“If life hands you a lemon, make some lemonade”. I don’t know about you, but when I’m going through a rough spot in life, the last thing I want to hear is someone telling me to “take that ol’ lemon and make some lemonade.” Instead of proverbs, I would rather have comfort.
That’s what Job was hoping for when lemons entered his life. To his three erstwhile friends after they gave him their third degree treatment he said, “Miserable comforters are you all!” (Job 16:2). In fact one of the lines of argument from his “friend” Eliphaz was to just cheer up. Good things can come of this if you take these lemons and make some lemonade (Job 4:1-9).
Job was not comforted by such comments, and I doubt most of us would be.
And yet there is something to be said about having trials in life. We might not understand them, but as James says, “Count it all joy when you fall into various trials, knowing that the testing of your faith works patience” (James 1:2,3). Tough times can build something that easy times cannot.
The adventures of Joseph in the Old Testament begins with a description of a rather arrogant young man, his Dad’s favorite kid, who likes to taunt his older brothers with revelations about his own greatness, while tattling to Dad about their antics.
The brothers seize the opportunity to get him out of their lives by selling him into slavery, but resourceful fellow that he is, Joseph does quite well for himself even in slavery, until one day he finds himself in the dungeon through no fault of his own.
Life handed him some verifiable lemons, and even though we are not told he was discouraged, we can certainly guess that he was.

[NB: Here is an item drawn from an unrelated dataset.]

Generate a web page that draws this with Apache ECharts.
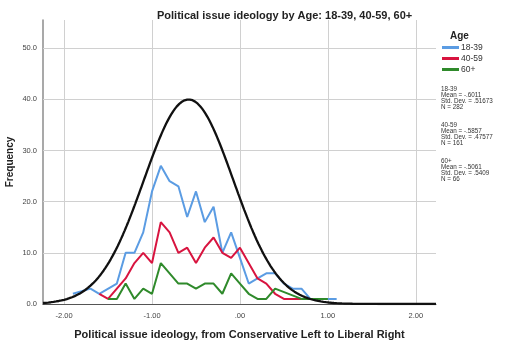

But as the story unfolds, we learn that the events in Joseph’s life were in fact a part of a grand Divine plan. Joseph arises from prison and slavery with a new level of maturity and high responsibility. His wisdom and skills save Egypt from starvation, and along with it he saves other nations as well.
Even his own estranged family is saved from extinction through Joseph.
Joseph’s words to his brothers after their reconciliation tell us something about lemons and lemonade: “You meant evil against me; but God meant it for good” (Genesis 50:20)
And this is the real question behind the lemons to lemonade story. Notice the way Joseph phrases his statement. “You meant evil against me; but God meant it for good.” Put differently. “You thought you handed me a lemon, but God used it to make lemonade.”
Life hands you a lemon? You can try to make it into lemonade if you wish, but Joseph gives us a better alternative. Let God use the lemon to make lemonade. God loves making lemonade.